Читать «Мифы Чернобыля» онлайн - страница 70

Сергей Переслегин

Реплика (юрист, 28 лет):

— Собственно, к катастрофам как нельзя лучше подходит классическое определение кризиса, данное Л. Борнхаймом: "Ситуация, при которой совокупность обстоятельств, ранее вполне приемлемая, вдруг, с появлением какого-то нового фактора, становится совершенно неприемлемой". Катастрофы, как правило, системны и носят контекстный характер: они вписаны в событийное поле, то есть имеют не одну конкретную причину и одного виновника, а много причин и кучу виновников. Для того чтобы простая аварийная ситуация переросла в катастрофу, необходимо сложное, иногда прямо-таки вычурное стечение самых разнообразных обстоятельств. Катастрофа — это всегда десятки "если бы не…".

— Ну, это основа для альтернативки, — обрадовался разработчик игр.

— Некогда, — отрезал Главком, — только сценарный анализ.

В кулуарах эксперт-международник, которому исполнилось в год Чернобыля 6 лет, рассказывал байки из жизни деревни Малеевка Рязанской области… Говорил он увлекательно, двое журналистов записывали.

— Весной 1986 года, когда произошла авария на Чернобыльской АЭС, я был на даче, в деревне, расположенной где-то в Рязанской области на берегу реки Оки. Жизнь в этих местах подчинялась каким-то своим законам, имеющим крайне слабое отношение к тому, что происходило "вовне". Истово православные бабушки были уверены, что "Христос был наш, а евреи его загубили". Пуританские нравы не мешали обещать плохо себя ведущей животине всякую сложную камасутру, о которой не всякий из "городских" имеет представление, — начал он, как старый сказочник, загадочно улыбаясь.

Мой интеллигентный дедушка, инженер, специалист по системам наведения ракет "земля-воздух", — эффектно продолжал он, — был поражен до глубины души зрелищем бабушки, почти что божьего одуванчика, сосредоточенно крывшей матом кур. "Коровы — понятно, кошки тоже умные, они могут понять, восклицал он, — но куры? Они ж безмозглые?!"

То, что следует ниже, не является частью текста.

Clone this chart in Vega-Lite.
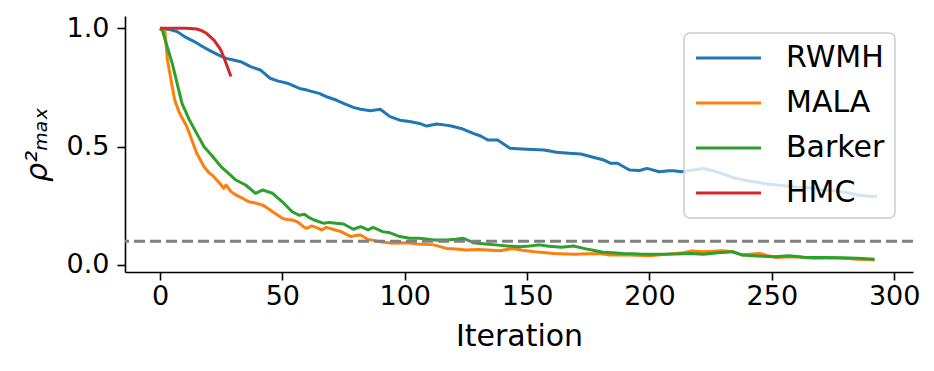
{
  "$schema": "https://vega.github.io/schema/vega-lite/v6.json",
  "width": 788,
  "height": 256,
  "autosize": {"type": "none"},
  "padding": {"left": 125, "top": 16, "right": 21, "bottom": 99},
  "background": "white",
  "config": {
    "view": {"stroke": null},
    "font": "DejaVu Sans",
    "axis": {
      "grid": false,
      "domainColor": "black",
      "domainWidth": 1.6,
      "tickColor": "black",
      "tickWidth": 1.6,
      "tickSize": 8,
      "labelFont": "DejaVu Sans",
      "labelFontSize": 27,
      "labelColor": "black",
      "titleFont": "DejaVu Sans",
      "titleFontSize": 30,
      "titleFontWeight": "normal",
      "titleColor": "black"
    }
  },
  "datasets": {
    "curves": [
      {"m":"RWMH","x":0,"y":1.0},{"m":"RWMH","x":4,"y":0.995},{"m":"RWMH","x":7,"y":0.986},{"m":"RWMH","x":10,"y":0.965},{"m":"RWMH","x":14,"y":0.944},{"m":"RWMH","x":17,"y":0.925},{"m":"RWMH","x":20,"y":0.908},{"m":"RWMH","x":24,"y":0.887},{"m":"RWMH","x":27,"y":0.873},{"m":"RWMH","x":30,"y":0.866},{"m":"RWMH","x":33,"y":0.859},{"m":"RWMH","x":37,"y":0.838},{"m":"RWMH","x":41,"y":0.824},{"m":"RWMH","x":45,"y":0.789},{"m":"RWMH","x":48,"y":0.778},{"m":"RWMH","x":52,"y":0.768},{"m":"RWMH","x":57,"y":0.746},{"m":"RWMH","x":60,"y":0.739},{"m":"RWMH","x":65,"y":0.725},{"m":"RWMH","x":68,"y":0.711},{"m":"RWMH","x":72,"y":0.697},{"m":"RWMH","x":75,"y":0.683},{"m":"RWMH","x":79,"y":0.666},{"m":"RWMH","x":82,"y":0.658},{"m":"RWMH","x":86,"y":0.652},{"m":"RWMH","x":90,"y":0.658},{"m":"RWMH","x":94,"y":0.627},{"m":"RWMH","x":98,"y":0.612},{"m":"RWMH","x":102,"y":0.606},{"m":"RWMH","x":106,"y":0.598},{"m":"RWMH","x":109,"y":0.587},{"m":"RWMH","x":113,"y":0.596},{"m":"RWMH","x":116,"y":0.592},{"m":"RWMH","x":119,"y":0.587},{"m":"RWMH","x":123,"y":0.577},{"m":"RWMH","x":128,"y":0.556},{"m":"RWMH","x":131,"y":0.545},{"m":"RWMH","x":134,"y":0.528},{"m":"RWMH","x":138,"y":0.528},{"m":"RWMH","x":143,"y":0.493},{"m":"RWMH","x":146,"y":0.491},{"m":"RWMH","x":150,"y":0.489},{"m":"RWMH","x":157,"y":0.486},{"m":"RWMH","x":162,"y":0.476},{"m":"RWMH","x":167,"y":0.472},{"m":"RWMH","x":172,"y":0.469},{"m":"RWMH","x":177,"y":0.455},{"m":"RWMH","x":181,"y":0.445},{"m":"RWMH","x":184,"y":0.43},{"m":"RWMH","x":187,"y":0.43},{"m":"RWMH","x":190,"y":0.412},{"m":"RWMH","x":192,"y":0.401},{"m":"RWMH","x":196,"y":0.399},{"m":"RWMH","x":199,"y":0.408},{"m":"RWMH","x":204,"y":0.394},{"m":"RWMH","x":208,"y":0.398},{"m":"RWMH","x":210,"y":0.398},{"m":"RWMH","x":213,"y":0.394},{"m":"RWMH","x":218,"y":0.401},{"m":"RWMH","x":222,"y":0.408},{"m":"RWMH","x":226,"y":0.398},{"m":"RWMH","x":230,"y":0.385},{"m":"RWMH","x":233,"y":0.373},{"m":"RWMH","x":236,"y":0.365},{"m":"RWMH","x":240,"y":0.356},{"m":"RWMH","x":244,"y":0.35},{"m":"RWMH","x":248,"y":0.342},{"m":"RWMH","x":252,"y":0.338},{"m":"RWMH","x":256,"y":0.334},{"m":"RWMH","x":260,"y":0.33},{"m":"RWMH","x":264,"y":0.328},{"m":"RWMH","x":268,"y":0.322},{"m":"RWMH","x":271,"y":0.317},{"m":"RWMH","x":275,"y":0.314},{"m":"RWMH","x":278,"y":0.31},{"m":"RWMH","x":282,"y":0.303},{"m":"RWMH","x":285,"y":0.296},{"m":"RWMH","x":288,"y":0.293},{"m":"RWMH","x":291,"y":0.289},{"m":"RWMH","x":293,"y":0.292},
      {"m":"MALA","x":0,"y":1.0},{"m":"MALA","x":2,"y":0.99},{"m":"MALA","x":3,"y":0.87},{"m":"MALA","x":5,"y":0.753},{"m":"MALA","x":6,"y":0.697},{"m":"MALA","x":8,"y":0.641},{"m":"MALA","x":11,"y":0.584},{"m":"MALA","x":13,"y":0.528},{"m":"MALA","x":15,"y":0.472},{"m":"MALA","x":18,"y":0.415},{"m":"MALA","x":20,"y":0.39},{"m":"MALA","x":22,"y":0.373},{"m":"MALA","x":25,"y":0.338},{"m":"MALA","x":26,"y":0.324},{"m":"MALA","x":27,"y":0.338},{"m":"MALA","x":29,"y":0.31},{"m":"MALA","x":31,"y":0.296},{"m":"MALA","x":35,"y":0.275},{"m":"MALA","x":36,"y":0.268},{"m":"MALA","x":39,"y":0.262},{"m":"MALA","x":42,"y":0.253},{"m":"MALA","x":44,"y":0.24},{"m":"MALA","x":46,"y":0.225},{"m":"MALA","x":50,"y":0.197},{"m":"MALA","x":52,"y":0.192},{"m":"MALA","x":54,"y":0.19},{"m":"MALA","x":56,"y":0.183},{"m":"MALA","x":57,"y":0.176},{"m":"MALA","x":59,"y":0.159},{"m":"MALA","x":60,"y":0.155},{"m":"MALA","x":62,"y":0.165},{"m":"MALA","x":64,"y":0.158},{"m":"MALA","x":66,"y":0.148},{"m":"MALA","x":68,"y":0.159},{"m":"MALA","x":71,"y":0.15},{"m":"MALA","x":74,"y":0.141},{"m":"MALA","x":78,"y":0.12},{"m":"MALA","x":80,"y":0.125},{"m":"MALA","x":82,"y":0.127},{"m":"MALA","x":85,"y":0.108},{"m":"MALA","x":88,"y":0.103},{"m":"MALA","x":90,"y":0.098},{"m":"MALA","x":95,"y":0.092},{"m":"MALA","x":101,"y":0.094},{"m":"MALA","x":105,"y":0.089},{"m":"MALA","x":112,"y":0.085},{"m":"MALA","x":117,"y":0.07},{"m":"MALA","x":121,"y":0.068},{"m":"MALA","x":125,"y":0.063},{"m":"MALA","x":130,"y":0.065},{"m":"MALA","x":134,"y":0.063},{"m":"MALA","x":139,"y":0.06},{"m":"MALA","x":144,"y":0.07},{"m":"MALA","x":148,"y":0.062},{"m":"MALA","x":153,"y":0.056},{"m":"MALA","x":161,"y":0.049},{"m":"MALA","x":169,"y":0.045},{"m":"MALA","x":175,"y":0.048},{"m":"MALA","x":180,"y":0.047},{"m":"MALA","x":184,"y":0.042},{"m":"MALA","x":192,"y":0.042},{"m":"MALA","x":200,"y":0.039},{"m":"MALA","x":208,"y":0.046},{"m":"MALA","x":214,"y":0.052},{"m":"MALA","x":217,"y":0.059},{"m":"MALA","x":222,"y":0.056},{"m":"MALA","x":226,"y":0.058},{"m":"MALA","x":230,"y":0.06},{"m":"MALA","x":234,"y":0.056},{"m":"MALA","x":238,"y":0.042},{"m":"MALA","x":242,"y":0.046},{"m":"MALA","x":245,"y":0.049},{"m":"MALA","x":248,"y":0.04},{"m":"MALA","x":252,"y":0.032},{"m":"MALA","x":256,"y":0.034},{"m":"MALA","x":260,"y":0.035},{"m":"MALA","x":264,"y":0.031},{"m":"MALA","x":268,"y":0.028},{"m":"MALA","x":272,"y":0.03},{"m":"MALA","x":277,"y":0.03},{"m":"MALA","x":281,"y":0.027},{"m":"MALA","x":285,"y":0.024},{"m":"MALA","x":289,"y":0.023},{"m":"MALA","x":292,"y":0.021},
      {"m":"Barker","x":0,"y":1.0},{"m":"Barker","x":1,"y":0.99},{"m":"Barker","x":3,"y":0.92},{"m":"Barker","x":5,"y":0.852},{"m":"Barker","x":7,"y":0.767},{"m":"Barker","x":9,"y":0.683},{"m":"Barker","x":12,"y":0.613},{"m":"Barker","x":15,"y":0.556},{"m":"Barker","x":18,"y":0.5},{"m":"Barker","x":21,"y":0.465},{"m":"Barker","x":25,"y":0.415},{"m":"Barker","x":28,"y":0.387},{"m":"Barker","x":31,"y":0.359},{"m":"Barker","x":35,"y":0.338},{"m":"Barker","x":39,"y":0.303},{"m":"Barker","x":42,"y":0.317},{"m":"Barker","x":44,"y":0.31},{"m":"Barker","x":46,"y":0.303},{"m":"Barker","x":50,"y":0.267},{"m":"Barker","x":54,"y":0.225},{"m":"Barker","x":57,"y":0.21},{"m":"Barker","x":59,"y":0.214},{"m":"Barker","x":61,"y":0.2},{"m":"Barker","x":63,"y":0.19},{"m":"Barker","x":67,"y":0.176},{"m":"Barker","x":69,"y":0.18},{"m":"Barker","x":72,"y":0.176},{"m":"Barker","x":75,"y":0.173},{"m":"Barker","x":79,"y":0.151},{"m":"Barker","x":82,"y":0.162},{"m":"Barker","x":85,"y":0.148},{"m":"Barker","x":87,"y":0.159},{"m":"Barker","x":91,"y":0.141},{"m":"Barker","x":94,"y":0.136},{"m":"Barker","x":98,"y":0.12},{"m":"Barker","x":102,"y":0.113},{"m":"Barker","x":106,"y":0.113},{"m":"Barker","x":112,"y":0.106},{"m":"Barker","x":117,"y":0.106},{"m":"Barker","x":121,"y":0.109},{"m":"Barker","x":124,"y":0.113},{"m":"Barker","x":128,"y":0.094},{"m":"Barker","x":133,"y":0.089},{"m":"Barker","x":137,"y":0.085},{"m":"Barker","x":142,"y":0.08},{"m":"Barker","x":147,"y":0.077},{"m":"Barker","x":151,"y":0.08},{"m":"Barker","x":155,"y":0.085},{"m":"Barker","x":159,"y":0.079},{"m":"Barker","x":164,"y":0.075},{"m":"Barker","x":169,"y":0.08},{"m":"Barker","x":174,"y":0.068},{"m":"Barker","x":177,"y":0.062},{"m":"Barker","x":181,"y":0.054},{"m":"Barker","x":185,"y":0.052},{"m":"Barker","x":189,"y":0.049},{"m":"Barker","x":196,"y":0.046},{"m":"Barker","x":203,"y":0.045},{"m":"Barker","x":211,"y":0.046},{"m":"Barker","x":217,"y":0.049},{"m":"Barker","x":222,"y":0.045},{"m":"Barker","x":228,"y":0.052},{"m":"Barker","x":234,"y":0.056},{"m":"Barker","x":238,"y":0.042},{"m":"Barker","x":244,"y":0.038},{"m":"Barker","x":251,"y":0.035},{"m":"Barker","x":257,"y":0.039},{"m":"Barker","x":264,"y":0.032},{"m":"Barker","x":271,"y":0.032},{"m":"Barker","x":278,"y":0.031},{"m":"Barker","x":285,"y":0.028},{"m":"Barker","x":292,"y":0.024},
      {"m":"HMC","x":0,"y":1.0},{"m":"HMC","x":5,"y":1.0},{"m":"HMC","x":11,"y":1.0},{"m":"HMC","x":15,"y":0.997},{"m":"HMC","x":17,"y":0.99},{"m":"HMC","x":19,"y":0.979},{"m":"HMC","x":21,"y":0.96},{"m":"HMC","x":22,"y":0.951},{"m":"HMC","x":24,"y":0.922},{"m":"HMC","x":25,"y":0.905},{"m":"HMC","x":26,"y":0.88},{"m":"HMC","x":27,"y":0.852},{"m":"HMC","x":28,"y":0.824},{"m":"HMC","x":29,"y":0.796}
    ],
    "threshold": [{"y": 0.1}]
  },
  "layer": [
    {
      "data": {"name": "curves"},
      "mark": {"type": "line", "strokeWidth": 3, "strokeCap": "butt", "strokeJoin": "round"},
      "encoding": {
        "x": {
          "field": "x", "type": "quantitative",
          "scale": {"domain": [-14.3, 307.7], "nice": false, "zero": false},
          "axis": {"values": [0, 50, 100, 150, 200, 250, 300], "title": "Iteration", "labelPadding": 3, "titlePadding": 12}
        },
        "y": {
          "field": "y", "type": "quantitative",
          "scale": {"domain": [-0.0296, 1.052], "nice": false, "zero": false},
          "axis": {"values": [0, 0.5, 1.0], "format": ".1f", "title": "ρ²ₘₐₓ", "titleFontStyle": "italic", "labelPadding": 8, "titlePadding": 14}
        },
        "color": {
          "field": "m", "type": "nominal",
          "scale": {"domain": ["RWMH", "MALA", "Barker", "HMC"], "range": ["#1f77b4", "#ff7f0e", "#2ca02c", "#d62728"]},
          "legend": {
            "title": null,
            "orient": "none",
            "legendX": 559,
            "legendY": 17,
            "fillColor": "rgba(255,255,255,0.8)",
            "strokeColor": "#cccccc",
            "cornerRadius": 6,
            "padding": 10,
            "symbolType": "M-1,0H4",
            "symbolSize": 676,
            "symbolStrokeWidth": 3,
            "labelFont": "DejaVu Sans",
            "labelFontSize": 30,
            "labelColor": "black",
            "labelOffset": 62,
            "rowPadding": 15,
            "encode": {"legend": {"update": {"strokeWidth": {"value": 1.5}}}}
          }
        }
      }
    },
    {
      "data": {"name": "threshold"},
      "mark": {"type": "rule", "color": "#808080", "strokeWidth": 3, "strokeDash": [11, 5]},
      "encoding": {
        "y": {"field": "y", "type": "quantitative"}
      }
    }
  ]
}
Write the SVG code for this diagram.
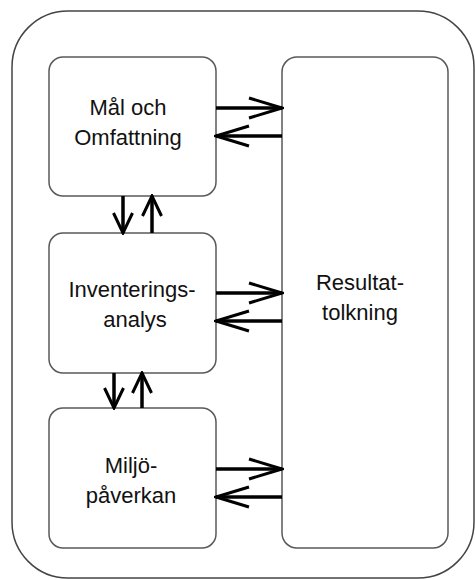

— Менталитет, однако, — смеялись вокруг.

— Национальным спортом были алкоголизм и воровство, — продолжал между тем оратор. — Когда в 1985 году ввели сухой закон, рано утром, собираясь на рыбалку, я видел, как сосед дядя Петя, колхозный пастух, обливаясь слезами, закапывал в саду обмотанный промасленной паклей самогонный аппарат. Пили всё подряд, включая хрестоматийный денатурат, а водка была единственной твердой валютой. И иногда умирали перебрамши. Причем у меня такое впечатление, что если бы не пьянство, жертв было бы куда как больше. Сами посудите, если бы водитель, на своем МАЗе сбивший запорный кран подземного газового хранилища высокого давления, был трезв, разве удалось бы избежать взрыва? А так ничего не случилось. А воровство было вообще чистым развлечением, нормой жизни. Воровали провода, металл, яблоки и хозяйственный инвентарь. Сосед унес у нас из двора огромную вагонетку для воды и поставил себе во двор. Она весила под тонну, как он ее уволок — ума не приложу. При этом никто не удивился. И упрекать его было как-то неудобно. Все-таки старался, тащил… Все непосильным трудом добытое добро складывали в "кладовые", сложенные из брусков известняка. В кладовых было сыро, добро довольно быстро сгнивало, и приходилось искать новое. С гигиеной никто особо не заморачивался. Благо, адаптация к местному бактериальному фону занимала всего дней пять. Глядя, как "городские" бледными тенями ползают от дома к усадебному ватерклозету, деревенские бабки умильно говорили: "Это у них поветрие". После недели непрерывного "поветрия" организм как-то приспосабливался, и ему становилось все равно.